Mr Ensink, even if it might sound rather absurd: Welcome to your new section!
Thank you! I am pleased to report here on the past, at the same time as reporting on the latest developments and trends in our industry.
We are talking here today for various reasons: You know Kampmann as well as really anyone apart from Heinrich Kampmann. You understand the air conditioning industry like practically no other. And above all – everyone knows you, or at least they do in the building services industry. Correct me if I'm wrong.
Oh, well ... I suppose it’s true: you get to know many people over the years. In my association work, I meet new trends from the market, particularly with regard to legislative stipulations. In my work on the Standards Committees I have met colleagues from the worlds of science and research as well as our market competitors. However, despite all the modern trends in communication, it is ultimately still personal contact that matters.
You have now been with Kampmann for over 37 years – I take my hat off to you Mr Ensink! Is there a particular era that you look back on particularly - whether for good or bad reasons?
I look back with satisfaction at many of our successful ideas and developments. Of course, there were also failures or days on which you went to work in the morning with a bad feeling in your stomach. But the good memories very clearly outweigh the bad ones.
You once had a really good idea involving a beer mat ...
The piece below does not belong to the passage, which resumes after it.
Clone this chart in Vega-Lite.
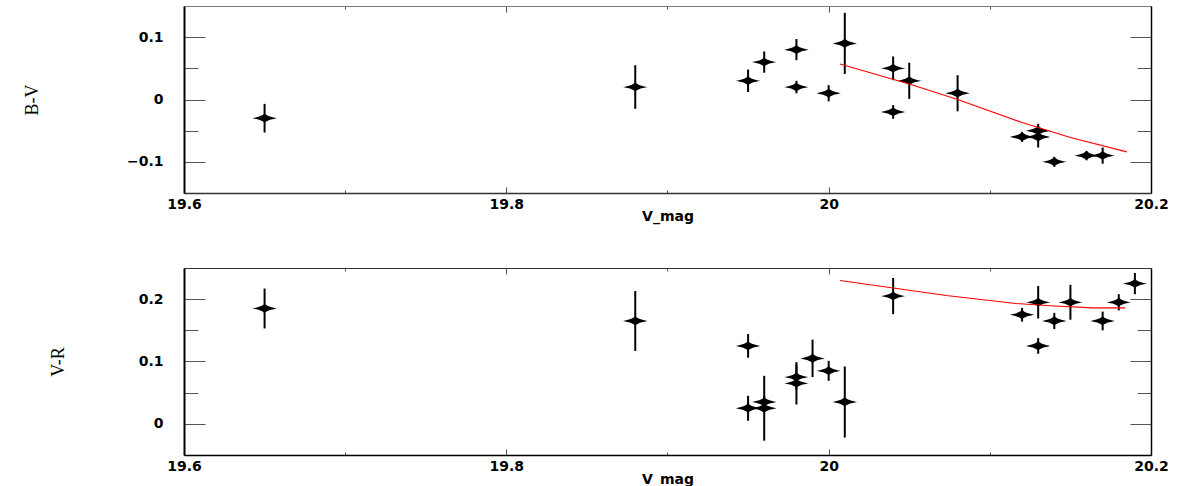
{
  "$schema": "https://vega.github.io/schema/vega-lite/v6.json",
  "padding": {"left": 23, "top": 5, "right": 5, "bottom": 0},
  "background": "white",
  "config": {
    "view": {"stroke": null},
    "axis": {
      "grid": false,
      "labelFont": "DejaVu Sans",
      "labelFontWeight": "bold",
      "labelFontSize": 14,
      "labelColor": "black",
      "labelFlush": false,
      "labelOverlap": false,
      "domainColor": "#333",
      "domainWidth": 1.5,
      "tickColor": "#555",
      "tickWidth": 1,
      "titleColor": "black"
    }
  },
  "datasets": {
    "bv": [
      {"V": 19.65, "BV": -0.03, "err": 0.023},
      {"V": 19.88, "BV": 0.02, "err": 0.035},
      {"V": 19.95, "BV": 0.03, "err": 0.018},
      {"V": 19.96, "BV": 0.06, "err": 0.017},
      {"V": 19.98, "BV": 0.08, "err": 0.017},
      {"V": 19.98, "BV": 0.02, "err": 0.01},
      {"V": 20.0, "BV": 0.01, "err": 0.013},
      {"V": 20.01, "BV": 0.09, "err": 0.049},
      {"V": 20.04, "BV": 0.05, "err": 0.019},
      {"V": 20.04, "BV": -0.02, "err": 0.011},
      {"V": 20.05, "BV": 0.03, "err": 0.029},
      {"V": 20.08, "BV": 0.01, "err": 0.029},
      {"V": 20.12, "BV": -0.06, "err": 0.008},
      {"V": 20.13, "BV": -0.05, "err": 0.011},
      {"V": 20.13, "BV": -0.06, "err": 0.017},
      {"V": 20.14, "BV": -0.10, "err": 0.008},
      {"V": 20.16, "BV": -0.09, "err": 0.0075},
      {"V": 20.17, "BV": -0.09, "err": 0.013}
    ],
    "vr": [
      {"V": 19.65, "VR": 0.185, "err": 0.032},
      {"V": 19.88, "VR": 0.165, "err": 0.048},
      {"V": 19.95, "VR": 0.125, "err": 0.019},
      {"V": 19.95, "VR": 0.025, "err": 0.02},
      {"V": 19.96, "VR": 0.035, "err": 0.01},
      {"V": 19.96, "VR": 0.025, "err": 0.052},
      {"V": 19.98, "VR": 0.075, "err": 0.02},
      {"V": 19.98, "VR": 0.065, "err": 0.034},
      {"V": 19.99, "VR": 0.105, "err": 0.030},
      {"V": 20.0, "VR": 0.085, "err": 0.016},
      {"V": 20.01, "VR": 0.035, "err": 0.057},
      {"V": 20.04, "VR": 0.205, "err": 0.029},
      {"V": 20.12, "VR": 0.175, "err": 0.011},
      {"V": 20.13, "VR": 0.195, "err": 0.026},
      {"V": 20.13, "VR": 0.125, "err": 0.0125},
      {"V": 20.14, "VR": 0.165, "err": 0.013},
      {"V": 20.15, "VR": 0.195, "err": 0.028},
      {"V": 20.17, "VR": 0.165, "err": 0.015},
      {"V": 20.18, "VR": 0.195, "err": 0.013},
      {"V": 20.19, "VR": 0.225, "err": 0.017}
    ],
    "fitbv": [
      {"V": 20.007, "fit": 0.057},
      {"V": 20.05, "fit": 0.025},
      {"V": 20.08, "fit": 0.0},
      {"V": 20.12, "fit": -0.037},
      {"V": 20.15, "fit": -0.061},
      {"V": 20.185, "fit": -0.084}
    ],
    "fitvr": [
      {"V": 20.007, "fit": 0.230},
      {"V": 20.04, "fit": 0.218},
      {"V": 20.073, "fit": 0.206},
      {"V": 20.116, "fit": 0.193},
      {"V": 20.14, "fit": 0.189},
      {"V": 20.164, "fit": 0.186},
      {"V": 20.184, "fit": 0.186}
    ]
  },
  "spacing": 75,
  "bounds": "flush",
  "vconcat": [
    {
      "width": 967,
      "height": 187,
      "resolve": {"axis": {"x": "independent", "y": "independent"}},
      "layer": [
        {
          "data": {"name": "bv"},
          "mark": {"type": "errorbar", "color": "black", "thickness": 2, "ticks": false},
          "encoding": {
            "x": {"field": "V", "type": "quantitative", "scale": {"domain": [19.6, 20.2], "nice": false, "zero": false}, "axis": null},
            "y": {"field": "BV", "type": "quantitative", "scale": {"domain": [-0.15, 0.15], "nice": false, "zero": false}, "axis": null},
            "yError": {"field": "err"}
          }
        },
        {
          "data": {"name": "bv"},
          "mark": {"type": "point", "filled": true, "color": "black", "opacity": 1, "strokeWidth": 0, "size": 600,
                   "shape": "M-1,0 C-0.5,-0.1 -0.2,-0.18 0,-0.38 C0.2,-0.18 0.5,-0.1 1,0 C0.5,0.1 0.2,0.18 0,0.38 C-0.2,0.18 -0.5,0.1 -1,0 Z"},
          "encoding": {
            "x": {"field": "V", "type": "quantitative", "scale": {"domain": [19.6, 20.2], "nice": false, "zero": false},
                  "axis": {"orient": "bottom", "values": [19.6, 19.7, 19.8, 19.9, 20.0, 20.1, 20.2],
                           "labelExpr": "round(datum.value*10) % 2 == 0 ? format(datum.value, '~g') : ''",
                           "tickSize": {"condition": {"test": "round(datum.value*10) % 2 == 0", "value": -6}, "value": -3},
                           "labelPadding": 10,
                           "title": "V_mag", "titleFont": "DejaVu Sans", "titleFontWeight": "bold", "titleFontSize": 14,
                           "titleY": 23, "titleBaseline": "middle"}},
            "y": {"field": "BV", "type": "quantitative", "scale": {"domain": [-0.15, 0.15], "nice": false, "zero": false},
                  "axis": {"orient": "left", "values": [-0.1, -0.05, 0, 0.05, 0.1],
                           "labelExpr": "abs(round(datum.value*20)) % 2 == 0 ? format(datum.value, '~g') : ''",
                           "tickSize": {"condition": {"test": "abs(round(datum.value*20)) % 2 == 0", "value": -21}, "value": -14},
                           "labelPadding": 42, "domainColor": "black", "domainWidth": 2,
                           "title": "B-V", "titleFont": "Liberation Serif", "titleFontWeight": "normal", "titleFontSize": 18,
                           "titleX": -152, "titleBaseline": "middle", "titleAngle": -90}}
          }
        },
        {
          "data": {"name": "fitbv"},
          "mark": {"type": "line", "color": "red", "strokeWidth": 1.1},
          "encoding": {
            "x": {"field": "V", "type": "quantitative", "scale": {"domain": [19.6, 20.2], "nice": false, "zero": false},
                  "axis": {"orient": "top", "values": [19.6, 19.7, 19.8, 19.9, 20.0, 20.1, 20.2], "labels": false, "title": null,
                           "domainColor": "#777", "domainWidth": 1,
                           "tickSize": {"condition": {"test": "round(datum.value*10) % 2 == 0", "value": -6}, "value": -3}}},
            "y": {"field": "fit", "type": "quantitative", "scale": {"domain": [-0.15, 0.15], "nice": false, "zero": false},
                  "axis": {"orient": "right", "values": [-0.1, -0.05, 0, 0.05, 0.1], "labels": false, "title": null,
                           "domainColor": "black", "domainWidth": 1.5,
                           "tickSize": {"condition": {"test": "abs(round(datum.value*20)) % 2 == 0", "value": -21}, "value": -14}}}
          }
        }
      ]
    },
    {
      "width": 967,
      "height": 187,
      "resolve": {"axis": {"x": "independent", "y": "independent"}},
      "layer": [
        {
          "data": {"name": "vr"},
          "mark": {"type": "errorbar", "color": "black", "thickness": 2, "ticks": false},
          "encoding": {
            "x": {"field": "V", "type": "quantitative", "scale": {"domain": [19.6, 20.2], "nice": false, "zero": false}, "axis": null},
            "y": {"field": "VR", "type": "quantitative", "scale": {"domain": [-0.05, 0.25], "nice": false, "zero": false}, "axis": null},
            "yError": {"field": "err"}
          }
        },
        {
          "data": {"name": "vr"},
          "mark": {"type": "point", "filled": true, "color": "black", "opacity": 1, "strokeWidth": 0, "size": 600,
                   "shape": "M-1,0 C-0.5,-0.1 -0.2,-0.18 0,-0.38 C0.2,-0.18 0.5,-0.1 1,0 C0.5,0.1 0.2,0.18 0,0.38 C-0.2,0.18 -0.5,0.1 -1,0 Z"},
          "encoding": {
            "x": {"field": "V", "type": "quantitative", "scale": {"domain": [19.6, 20.2], "nice": false, "zero": false},
                  "axis": {"orient": "bottom", "values": [19.6, 19.7, 19.8, 19.9, 20.0, 20.1, 20.2],
                           "labelExpr": "round(datum.value*10) % 2 == 0 ? format(datum.value, '~g') : ''",
                           "tickSize": {"condition": {"test": "round(datum.value*10) % 2 == 0", "value": -6}, "value": -3},
                           "labelPadding": 10, "domainColor": "black",
                           "title": "V_mag", "titleFont": "DejaVu Sans", "titleFontWeight": "bold", "titleFontSize": 14,
                           "titleY": 24, "titleBaseline": "middle"}},
            "y": {"field": "VR", "type": "quantitative", "scale": {"domain": [-0.05, 0.25], "nice": false, "zero": false},
                  "axis": {"orient": "left", "values": [0, 0.05, 0.1, 0.15, 0.2],
                           "labelExpr": "abs(round(datum.value*20)) % 2 == 0 ? format(datum.value, '~g') : ''",
                           "tickSize": {"condition": {"test": "abs(round(datum.value*20)) % 2 == 0", "value": -21}, "value": -14},
                           "labelPadding": 42, "domainColor": "black", "domainWidth": 2,
                           "title": "V-R", "titleFont": "Liberation Serif", "titleFontWeight": "normal", "titleFontSize": 18,
                           "titleX": -126, "titleBaseline": "middle", "titleAngle": -90}}
          }
        },
        {
          "data": {"name": "fitvr"},
          "mark": {"type": "line", "color": "red", "strokeWidth": 1.1},
          "encoding": {
            "x": {"field": "V", "type": "quantitative", "scale": {"domain": [19.6, 20.2], "nice": false, "zero": false},
                  "axis": {"orient": "top", "values": [19.6, 19.7, 19.8, 19.9, 20.0, 20.1, 20.2], "labels": false, "title": null,
                           "domainColor": "#333", "domainWidth": 1,
                           "tickSize": {"condition": {"test": "round(datum.value*10) % 2 == 0", "value": -6}, "value": -3}}},
            "y": {"field": "fit", "type": "quantitative", "scale": {"domain": [-0.05, 0.25], "nice": false, "zero": false},
                  "axis": {"orient": "right", "values": [0, 0.05, 0.1, 0.15, 0.2], "labels": false, "title": null,
                           "domainColor": "black", "domainWidth": 1.5,
                           "tickSize": {"condition": {"test": "abs(round(datum.value*20)) % 2 == 0", "value": -21}, "value": -14}}}
          }
        }
      ]
    }
  ]
}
That was at the ISH in 1993 one evening over a beer in the hotel. We were talking about the very functional industrial shape of our unit heaters. Heinrich Kampmann suggested designing them in the shape of an egg to fit them as a visual feature in high-end spaces. I couldn’t think of anything else as a mere engineer. I imagined an egg hanging from the ceiling in a showroom – that was so big that you might bump your head on it. And then I suddenly had an idea: I took a beer mat and outlined a hexagonal unit with a very low clearance from the ceiling, with air intake from above and air discharge at an angle into the room. Heinrich Kampmann thought it was a great idea and immediately commissioned the Design Manager to built a unit like that in six weeks. And so the Ultra was born and showcased at a trade fair that very same year. Sadly I don’t have that beer mat any longer ...
The idea of the hexagonal unit heater was taken on by the competition. Does that bother you?
Confucius once said: "Anyone who copies great masters bestows honour on them.” Naturally we would have preferred to have foregone this honour. Two market competitors reproduced the Ultra 1:1 some 10 years later and advertised that their creative engineers had developed a completely new unit. Unfortunately we never received the reward. However, our effective consolation was that, at that time, we were once again a major step ahead of the competition with a technically and visually improved Ultra design.